I'm trying so hard and I'm so tired. Office lunch hour I must figure out how to do healthily. After 2 days of being able to skip the whole horrible affair, today I tested the waters again. At first it was manageable with the anxiety not being overwhelming. I made sure to sit with the 2 ladies who were in the lunchroom. After all, my job is with a Christian ministry and much of my job revolves around cultivating relationships.
Shortly before my lunch time ended, several other ladies came into the lunchroom. Someone pointed out that everyone had a salad for lunch. I had already finished, but boy was I glad that I had brought salad, wouldn't want anyone to think poorly of me based on my lunch choices. And then it started, fat talk. Diet talk. I'm not good enough just the way I am talk.
"Are you doing THE diet again?" "Yeah, but only for ten days." "I need to do IT again." "You shouldn't do it, you are supposed to be training and you need the extra protein and calories." "I'm just going to do it for swimsuit season and then get back to training." "Yeah, I'm doing it too, I need to lose about 10 more pounds."
The talk was swirling around in my brain and I just wanted to scream "STOP" and run from the room and hide. I guess I had hoped that working in this office, though filled with women, would be different from other places. I thought a place of ministry would be my refuge from the storm of orange inside of me. I so wanted a shelter from the storm, a safe place, a place where orange would be easier to keep at bay.

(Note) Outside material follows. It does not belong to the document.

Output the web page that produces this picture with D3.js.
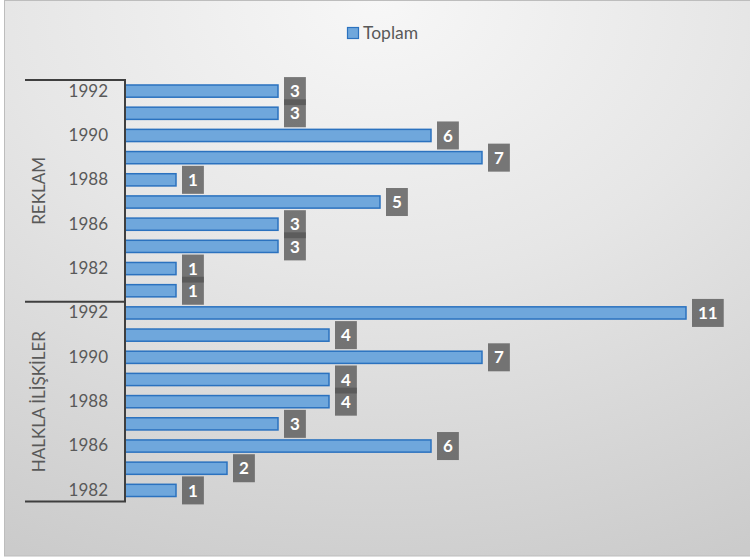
<!DOCTYPE html>
<html>
<head>
<meta charset="utf-8">
<script src="https://cdn.jsdelivr.net/npm/d3@7"></script>
<style>
  html, body { margin: 0; padding: 0; background: #ffffff; }
  svg { display: block; font-family: Lato, "Open Sans", sans-serif; }
</style>
</head>
<body>
<svg id="chart" width="750" height="558"></svg>
<script>
// Categories, top to bottom, grouped by department
const groups = ["REKLAM", "HALKLA İLİŞKİLER"];
const reklamYears = ["1992", "1991", "1990", "1989", "1988", "1987", "1986", "1985", "1982", "1981"];
const reklamValues = [3, 3, 6, 7, 1, 5, 3, 3, 1, 1];
const halklaYears = ["1992", "1991", "1990", "1989", "1988", "1987", "1986", "1984", "1982"];
const halklaValues = [11, 4, 7, 4, 4, 3, 6, 2, 1];
// Year labels shown on the axis (every second category)
const shownYears = {
  "REKLAM": ["1992", "1990", "1988", "1986", "1982"],
  "HALKLA İLİŞKİLER": ["1992", "1990", "1988", "1986", "1982"]
};
const seriesName = "Toplam";

const rows = [
  ...reklamYears.map((yr, i) => ({ group: groups[0], year: yr, value: reklamValues[i] })),
  ...halklaYears.map((yr, i) => ({ group: groups[1], year: yr, value: halklaValues[i] }))
];
rows.forEach(r => r.key = r.group + "|" + r.year);

const svg = d3.select("#chart");
const W = 750, H = 558;
const axisX = 125, plotTop = 80, plotBottom = 501.5;
const textColor = "#595959";

// Background panel with soft radial shading
const defs = svg.append("defs");
const grad = defs.append("radialGradient")
  .attr("id", "bg").attr("cx", "50%").attr("cy", "0%").attr("r", "110%")
  .attr("fx", "50%").attr("fy", "0%");
grad.append("stop").attr("offset", "0%").attr("stop-color", "#f7f7f7");
grad.append("stop").attr("offset", "45%").attr("stop-color", "#e6e6e6");
grad.append("stop").attr("offset", "100%").attr("stop-color", "#cbcbcb");

svg.append("rect")
  .attr("x", 4.5).attr("y", 0.5).attr("width", W - 4).attr("height", H - 2.5)
  .attr("fill", "url(#bg)").attr("stroke", "#bdbdbd").attr("stroke-width", 1);

// Scales
const y = d3.scaleBand()
  .domain(rows.map(r => r.key))
  .range([plotTop, plotBottom])
  .paddingInner(0.45).paddingOuter(0.225);
const x = d3.scaleLinear().domain([0, 12]).range([axisX, axisX + 12 * 51]);

// Bars
svg.append("g").selectAll("rect").data(rows).join("rect")
  .attr("x", x(0))
  .attr("y", d => y(d.key))
  .attr("width", d => x(d.value) - x(0))
  .attr("height", y.bandwidth())
  .attr("fill", "#6fa7dc")
  .attr("stroke", "#2b72bf")
  .attr("stroke-width", 1.5);

// Value labels in dark boxes
const lab = svg.append("g").selectAll("g").data(rows).join("g")
  .attr("transform", d => `translate(${x(d.value) + 6},${y(d.key) + y.bandwidth() / 2})`);
lab.append("text")
  .attr("text-anchor", "middle")
  .attr("dy", "0.36em")
  .attr("fill", "#ffffff")
  .attr("font-weight", "bold")
  .attr("font-size", 17)
  .text(d => d.value);
lab.each(function () {
  const g = d3.select(this);
  const t = g.select("text");
  const w = t.node().getComputedTextLength() + 12;
  g.insert("rect", "text")
    .attr("x", 0).attr("y", -14).attr("width", w).attr("height", 28)
    .attr("fill", "#555555").attr("fill-opacity", 0.78);
  t.attr("x", w / 2);
});

// Category axis: year labels
const yearAxis = d3.axisLeft(y)
  .tickSize(0)
  .tickPadding(17)
  .tickValues(rows.filter(r => shownYears[r.group].includes(r.year)).map(r => r.key))
  .tickFormat(k => k.split("|")[1]);
const ya = svg.append("g").attr("transform", `translate(${axisX},0)`).call(yearAxis);
ya.select(".domain").remove();
ya.selectAll("text").attr("fill", textColor).attr("font-size", 17)
  .attr("font-family", "Lato, 'Open Sans', sans-serif");

// Axis line and group brackets
const lineColor = "#3f3f3f";
svg.append("line").attr("x1", axisX).attr("x2", axisX).attr("y1", plotTop).attr("y2", plotBottom)
  .attr("stroke", lineColor).attr("stroke-width", 2);
const groupEdges = [plotTop];
groups.forEach(g => {
  const ks = rows.filter(r => r.group === g).map(r => r.key);
  groupEdges.push(y(ks[ks.length - 1]) + y.bandwidth() + y.step() * y.paddingInner() / 2);
});
groupEdges[groupEdges.length - 1] = plotBottom;
groupEdges.forEach(e => {
  svg.append("line").attr("x1", 25).attr("x2", axisX + 1).attr("y1", e).attr("y2", e)
    .attr("stroke", lineColor).attr("stroke-width", 2);
});

// Group names, rotated
groups.forEach((g, i) => {
  const cy = (groupEdges[i] + groupEdges[i + 1]) / 2;
  svg.append("text")
    .attr("transform", `translate(39,${cy}) rotate(-90)`)
    .attr("text-anchor", "middle")
    .attr("dy", "0.36em")
    .attr("fill", textColor).attr("font-size", 17)
    .text(g);
});

// Legend
const leg = svg.append("g").attr("transform", "translate(347,27)");
leg.append("rect").attr("x", 0.5).attr("y", 0.5).attr("width", 11).attr("height", 11)
  .attr("fill", "#6fa7dc").attr("stroke", "#2b72bf").attr("stroke-width", 1.2);
leg.append("text").attr("x", 16).attr("y", 6).attr("dy", "0.36em")
  .attr("fill", textColor).attr("font-size", 17.5).text(seriesName);
</script>
</body>
</html>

I guess it turns out that women are women and we all battle this perfect body bullcrap, even in places that should be safe. My anxiety skyrockets just thinking about lunch tomorrow. Do I eat at my desk, like I did on Monday, just to avoid the triggering conversation? Do I keep trying to make friends and build bridges and eat in that lunchroom?

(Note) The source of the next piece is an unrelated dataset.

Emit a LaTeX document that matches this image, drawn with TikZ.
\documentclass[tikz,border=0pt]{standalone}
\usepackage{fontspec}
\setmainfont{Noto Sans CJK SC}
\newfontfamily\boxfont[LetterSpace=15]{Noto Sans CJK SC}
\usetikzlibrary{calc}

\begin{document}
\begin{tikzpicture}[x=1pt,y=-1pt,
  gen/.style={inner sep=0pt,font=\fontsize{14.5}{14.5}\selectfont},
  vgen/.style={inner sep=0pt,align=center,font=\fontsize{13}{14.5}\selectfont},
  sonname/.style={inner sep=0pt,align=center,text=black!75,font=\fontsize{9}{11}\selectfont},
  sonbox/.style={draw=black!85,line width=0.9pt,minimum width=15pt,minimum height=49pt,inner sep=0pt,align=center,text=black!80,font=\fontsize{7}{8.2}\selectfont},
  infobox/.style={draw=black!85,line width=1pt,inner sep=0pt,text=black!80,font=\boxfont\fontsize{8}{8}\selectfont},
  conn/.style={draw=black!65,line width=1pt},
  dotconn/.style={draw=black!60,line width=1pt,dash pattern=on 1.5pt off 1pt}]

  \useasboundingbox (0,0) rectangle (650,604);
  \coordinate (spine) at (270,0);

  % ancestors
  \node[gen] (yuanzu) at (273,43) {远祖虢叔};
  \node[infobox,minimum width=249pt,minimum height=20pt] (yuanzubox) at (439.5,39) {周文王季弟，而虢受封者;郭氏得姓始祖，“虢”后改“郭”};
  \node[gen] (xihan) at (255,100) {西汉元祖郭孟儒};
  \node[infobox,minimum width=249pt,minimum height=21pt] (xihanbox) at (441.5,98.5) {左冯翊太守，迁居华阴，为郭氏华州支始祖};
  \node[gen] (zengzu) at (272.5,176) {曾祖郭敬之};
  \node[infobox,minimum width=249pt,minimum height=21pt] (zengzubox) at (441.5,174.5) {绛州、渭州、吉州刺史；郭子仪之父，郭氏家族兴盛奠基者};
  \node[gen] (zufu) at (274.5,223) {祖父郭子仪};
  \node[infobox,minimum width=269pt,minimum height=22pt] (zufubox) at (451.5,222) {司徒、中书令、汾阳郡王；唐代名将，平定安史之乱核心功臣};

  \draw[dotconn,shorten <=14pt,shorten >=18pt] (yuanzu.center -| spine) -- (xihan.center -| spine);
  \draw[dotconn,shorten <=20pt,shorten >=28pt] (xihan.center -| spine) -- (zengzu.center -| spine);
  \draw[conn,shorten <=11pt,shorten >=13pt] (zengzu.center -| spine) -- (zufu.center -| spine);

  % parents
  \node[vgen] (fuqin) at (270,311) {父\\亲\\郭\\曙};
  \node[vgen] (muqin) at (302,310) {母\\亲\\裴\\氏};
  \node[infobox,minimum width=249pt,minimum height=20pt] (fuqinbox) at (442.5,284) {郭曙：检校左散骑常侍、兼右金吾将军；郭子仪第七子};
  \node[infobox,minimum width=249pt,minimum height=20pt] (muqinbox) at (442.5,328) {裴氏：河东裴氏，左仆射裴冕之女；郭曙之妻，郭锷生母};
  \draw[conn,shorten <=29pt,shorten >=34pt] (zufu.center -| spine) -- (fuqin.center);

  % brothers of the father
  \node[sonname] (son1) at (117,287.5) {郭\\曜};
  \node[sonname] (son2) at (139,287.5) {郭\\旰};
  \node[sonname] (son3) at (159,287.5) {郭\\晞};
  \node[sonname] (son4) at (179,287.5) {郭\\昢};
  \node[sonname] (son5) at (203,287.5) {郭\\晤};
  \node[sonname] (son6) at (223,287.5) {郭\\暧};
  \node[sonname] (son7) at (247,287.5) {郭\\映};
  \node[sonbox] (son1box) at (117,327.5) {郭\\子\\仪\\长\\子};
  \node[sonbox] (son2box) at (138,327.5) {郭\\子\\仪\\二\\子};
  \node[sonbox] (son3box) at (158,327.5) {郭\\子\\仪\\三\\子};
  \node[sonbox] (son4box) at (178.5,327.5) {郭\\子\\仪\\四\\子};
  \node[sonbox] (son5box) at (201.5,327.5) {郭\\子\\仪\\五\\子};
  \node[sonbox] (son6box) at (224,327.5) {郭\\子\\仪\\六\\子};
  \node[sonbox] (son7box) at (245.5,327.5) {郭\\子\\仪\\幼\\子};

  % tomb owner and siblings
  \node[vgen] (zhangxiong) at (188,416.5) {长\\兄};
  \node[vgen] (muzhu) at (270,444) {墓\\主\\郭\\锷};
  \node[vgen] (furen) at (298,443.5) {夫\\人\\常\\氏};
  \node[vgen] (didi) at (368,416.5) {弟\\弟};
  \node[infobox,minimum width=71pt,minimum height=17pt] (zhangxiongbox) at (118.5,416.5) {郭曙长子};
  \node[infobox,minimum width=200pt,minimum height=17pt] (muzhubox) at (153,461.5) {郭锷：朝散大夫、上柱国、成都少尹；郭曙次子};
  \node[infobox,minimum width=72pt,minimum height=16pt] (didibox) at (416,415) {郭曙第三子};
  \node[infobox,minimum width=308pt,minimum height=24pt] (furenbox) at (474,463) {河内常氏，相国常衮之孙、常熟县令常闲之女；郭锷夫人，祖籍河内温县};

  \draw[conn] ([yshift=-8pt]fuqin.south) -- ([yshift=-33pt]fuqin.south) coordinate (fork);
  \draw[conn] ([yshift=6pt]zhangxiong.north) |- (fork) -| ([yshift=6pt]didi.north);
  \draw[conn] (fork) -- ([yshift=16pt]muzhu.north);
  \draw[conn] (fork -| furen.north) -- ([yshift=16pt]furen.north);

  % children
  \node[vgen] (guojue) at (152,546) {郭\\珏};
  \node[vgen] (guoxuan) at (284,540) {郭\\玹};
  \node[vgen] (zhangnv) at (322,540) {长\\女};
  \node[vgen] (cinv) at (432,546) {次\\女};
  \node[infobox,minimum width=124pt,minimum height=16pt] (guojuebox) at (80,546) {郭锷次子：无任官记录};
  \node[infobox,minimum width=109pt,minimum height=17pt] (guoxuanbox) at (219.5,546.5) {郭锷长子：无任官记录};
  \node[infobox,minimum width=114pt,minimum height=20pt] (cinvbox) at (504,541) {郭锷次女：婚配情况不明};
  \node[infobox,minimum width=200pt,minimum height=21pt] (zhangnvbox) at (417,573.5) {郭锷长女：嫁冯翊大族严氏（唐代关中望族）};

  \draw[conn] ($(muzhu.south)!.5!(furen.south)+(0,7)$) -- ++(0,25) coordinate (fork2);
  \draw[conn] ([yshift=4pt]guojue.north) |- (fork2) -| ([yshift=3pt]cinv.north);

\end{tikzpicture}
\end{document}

I've had a hard time wanting to eat anyway but I have been putting one foot in front of the other, making myself stay present and in the moment, and making the choice to eat anyway. Everything in my head is screaming at me. I want to say that the voices aren't bothering me, but I'd be lying. The diet talk in the lunchroom has my head spinning. I'm wondering what food games will be played here and wondering how I can minimize their damage to a firm and yet very shaky recovery place.